Montamos os piores cenários, e com isso os homens se tornam indispensáveis. Mas pode ser que nenhum dos “E SE” aconteçam. Ou que, caso ocorressem, nem fosse o nosso parceiro o porto seguro tão imaginado. Poderia ser inclusive motivo de decepção.

Um tempo atrás, comentei com a minha analista, quando estava refletindo se deveria terminar meu namoro, que tinha medo de não poder contar com o apoio dele caso eu ficasse mal por alguma razão. Ela respondeu: “então não fique”. A resposta me surpreendeu. Esvaziou a importância dele e focou na minha força. Entendi o recado.
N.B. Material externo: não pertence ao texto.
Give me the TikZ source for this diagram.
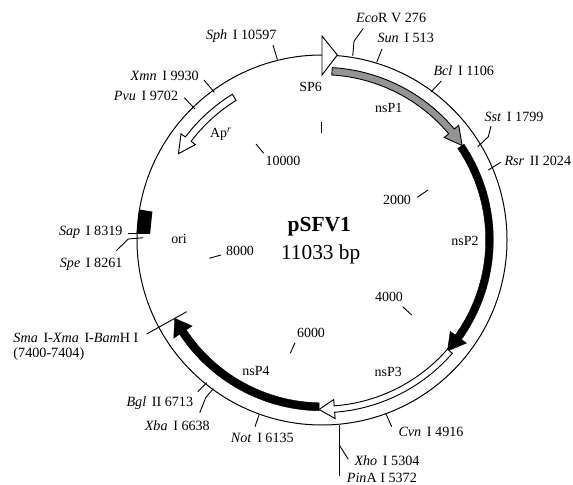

Contei hoje para minha amiga que estava escrevendo sobre a história dela com a psiquiatra. Ela se empolgou ao falar novamente desse momento, que acabou sendo um antes e depois na vida dela, uma sacada que se tornou emblemática para nós duas. Essa história volta sempre que nos vemos caindo de novo na mesma armadilha de acreditar que não damos conta sozinhas. Ela descreve esse momento como uma grande libertação. Minha amiga nunca foi dependente, mas antes achava que era. Agora sabe que dá conta. Está casada, mas é claramente uma mulher livre.